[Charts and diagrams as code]

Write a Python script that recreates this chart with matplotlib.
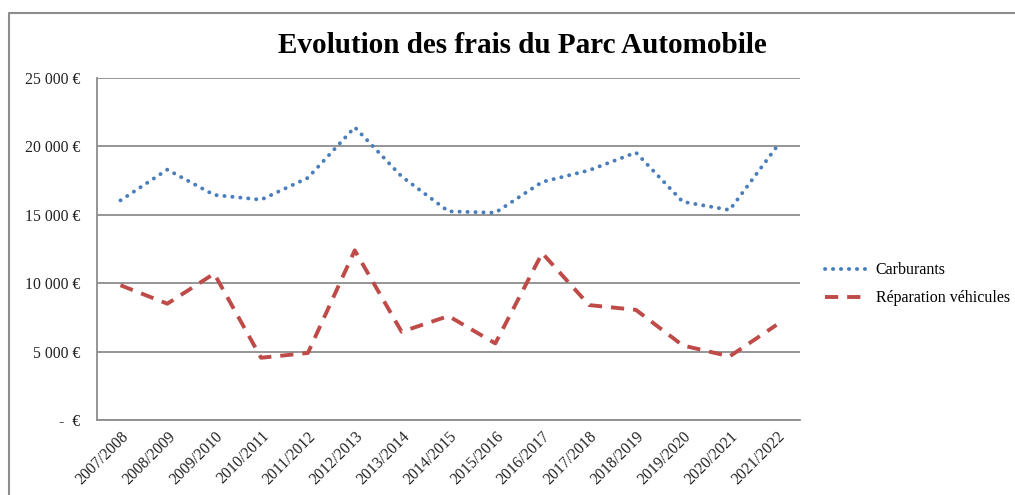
import matplotlib
matplotlib.use("Agg")
import matplotlib.pyplot as plt
from matplotlib.lines import Line2D
from matplotlib.ticker import FuncFormatter

plt.rcParams['font.family'] = ['Liberation Serif', 'DejaVu Serif']

years = ["2007/2008", "2008/2009", "2009/2010", "2010/2011", "2011/2012",
         "2012/2013", "2013/2014", "2014/2015", "2015/2016", "2016/2017",
         "2017/2018", "2018/2019", "2019/2020", "2020/2021", "2021/2022"]
carburants = [16050, 18300, 16450, 16100, 17700, 21400, 17800, 15250,
              15150, 17400, 18250, 19550, 15950, 15350, 19950]
reparation = [9850, 8500, 10700, 4550, 4900, 12400, 6450, 7600,
              5600, 12200, 8400, 8050, 5450, 4650, 6950]
yticks = [0, 5000, 10000, 15000, 20000, 25000]

fig = plt.figure(figsize=(10.15, 4.95), dpi=100)
# outer chart frame (only left and top edges visible)
fig.lines.append(Line2D([0.0085, 0.0085, 1.0], [0.0, 0.974, 0.974], transform=fig.transFigure,
                        color="#8c8c8c", linewidth=1.5))
ax = fig.add_axes([0.0956, 0.1515, 0.6925, 0.691])

x = range(len(years))
ax.plot(x, carburants, color="#4a7ebb", linestyle=(0, (0.05, 2.0)), linewidth=2.8,
        dash_capstyle="round", label="Carburants")
ax.plot(x, reparation, color="#be4b48", linestyle=(0, (3.4, 2.3)), linewidth=2.8,
        label="Réparation véhicules")

ax.set_xlim(-0.5, len(years) - 0.5)
ax.set_ylim(0, 25000)
ax.set_yticks(yticks)


def euro(v, pos):
    if v == 0:
        return "-  €"
    return f"{int(v):,}".replace(",", " ") + " €"


ax.yaxis.set_major_formatter(FuncFormatter(euro))
ax.set_xticks(list(x))
ax.set_xticklabels(years, rotation=45, ha="right", rotation_mode="anchor")
ax.tick_params(axis="both", length=0, labelsize=11.3, colors="#222222")
ax.tick_params(axis="y", pad=12)
ax.tick_params(axis="x", pad=6)

ax.grid(axis="y", color="#8c8c8c", linewidth=1.3)
ax.set_axisbelow(True)
for s in ["top", "right"]:
    ax.spines[s].set_visible(False)
ax.spines["left"].set_color("#8c8c8c")
ax.spines["bottom"].set_color("#8c8c8c")
ax.spines["left"].set_linewidth(1.3)
ax.spines["bottom"].set_linewidth(1.3)

fig.text(0.515, 0.908, "Evolution des frais du Parc Automobile", ha="center",
         va="center", fontsize=21, fontweight="bold")

fig.legend(loc="center left", bbox_to_anchor=(0.813, 0.426), frameon=False,
           fontsize=11.5, handlelength=2.6, handletextpad=0.55, labelspacing=0.75,
           borderpad=0, borderaxespad=0)

fig.savefig("out.png", dpi=100)
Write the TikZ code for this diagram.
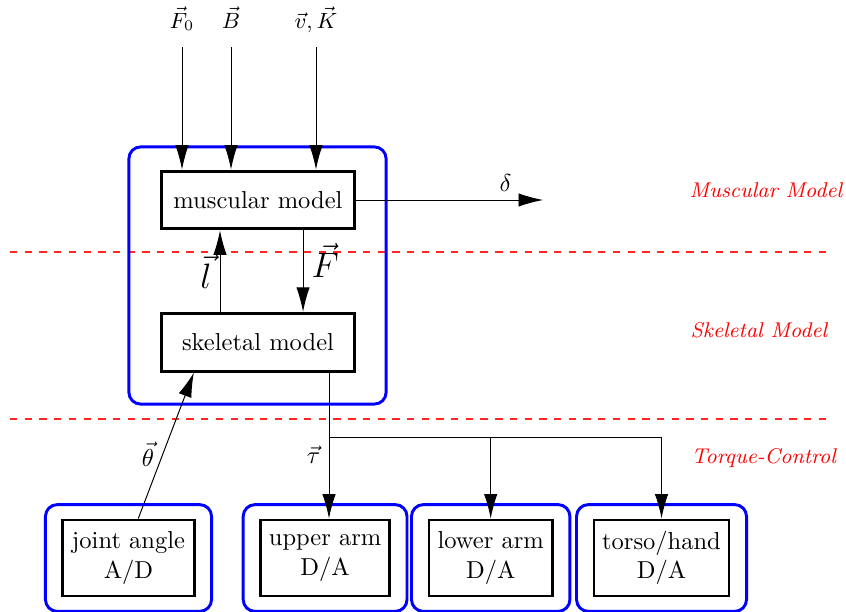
\documentclass[tikz,border=0pt]{standalone}
\usepackage{amssymb}
\usetikzlibrary{arrows.meta,positioning,fit}

\begin{document}
\begin{tikzpicture}[x=0.01435cm,y=-0.01435cm,>={Latex[length=10pt,width=5.5pt]},
  block/.style={draw=black,very thick,rectangle,minimum width=2.76cm,minimum height=0.83cm},
  io/.style={draw=black,very thick,rectangle,minimum height=1.09cm,align=center},
  frame/.style={draw=blue,very thick,rounded corners=0.17cm},
  input/.style={font=\small,inner xsep=1pt,text height=1.6ex,text depth=0.4ex},
  level/.style={red!85,dashed,line width=0.5pt},
  layer/.style={red,font=\fontsize{8.7}{10}\selectfont\itshape,anchor=west}]
\useasboundingbox (0,0) rectangle (846,612);
\draw[level] (10,252) -- (828,252);
\draw[level] (10,419) -- (828,419);
\node[layer] (lmus) at (681,190) {Muscular Model};
\node[layer] (lske) at (682,330) {Skeletal Model};
\node[layer] (ltor) at (683,458) {Torque-Control};
\node[frame,minimum width=3.69cm,minimum height=3.69cm] (sys) at (257.5,275.5) {};
\node[block] (musc) at (258,200) {muscular model};
\node[block,on grid,below=2.04cm of musc] (skel) {skeletal model};
\node[input] (f0) at (182,22) {$\vec{F}_0$};
\node[input] (b) at (231,22) {$\vec{B}$};
\node[input] (vk) at (316,22) {$\vec{v},\vec{K}$};
\draw[->,shorten <=2.4pt] (f0) -- (f0 |- musc.north);
\draw[->,shorten <=2.4pt] (b) -- (b |- musc.north);
\draw[->,shorten <=2.4pt] (vk) -- (vk |- musc.north);
\coordinate (dout) at (543,200);
\draw[->] (musc) -- (dout) node[pos=0.8,above] {$\delta$};
\draw[->] ([xshift=-0.545cm]skel.north) -- ([xshift=-0.545cm]musc.south)
    node[midway,left] {\Large$\vec{l}$};
\draw[->] ([xshift=0.646cm]musc.south) -- ([xshift=0.646cm]skel.north)
    node[pos=0.37,right] {\Large$\vec{F}$};
\node[io,minimum width=1.88cm] (joint) at (128.5,558) {joint angle\\A/D};
\node[io,minimum width=1.81cm,on grid,right=2.82cm of joint] (upper) {upper arm\\D/A};
\node[io,minimum width=1.77cm,on grid,right=2.375cm of upper] (lower) {lower arm\\D/A};
\node[io,minimum width=1.89cm,on grid,right=2.45cm of lower] (torso) {torso/hand\\D/A};
\node[frame,fit=(joint),inner xsep=0.23cm,inner ysep=0.2cm] (jointbox) {};
\node[frame,fit=(upper),inner xsep=0.23cm,inner ysep=0.2cm] (upperbox) {};
\node[frame,fit=(lower),inner xsep=0.23cm,inner ysep=0.2cm] (lowerbox) {};
\node[frame,fit=(torso),inner xsep=0.23cm,inner ysep=0.2cm] (torsobox) {};
\coordinate (split) at (329,437);
\draw (skel.south -| split) -- (split) -- (split -| torso.north);
\draw[->] (split) -- (split |- upper.north) node[pos=0.22,left] {$\vec{\tau}$};
\draw[->] (split -| lower.north) -- (lower.north);
\draw[->] (split -| torso.north) -- (torso.north);
\draw[->] ([xshift=0.14cm]joint.north) -- ([xshift=-0.92cm]skel.south)
    node[pos=0.44,left] {$\vec{\theta}$};
\end{tikzpicture}
\end{document}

◆ Work to be completed: Without the pictures, please reproduce each line of the listing above exactly, from the first one through the line bearing "plt.rcParams['font.family'] = ['Liberation".

◆ Output of the exercise:
Write a Python script that recreates this chart with matplotlib.
import matplotlib
matplotlib.use("Agg")
import matplotlib.pyplot as plt
from matplotlib.lines import Line2D
from matplotlib.ticker import FuncFormatter

plt.rcParams['font.family'] = ['Liberation Serif', 'DejaVu Serif']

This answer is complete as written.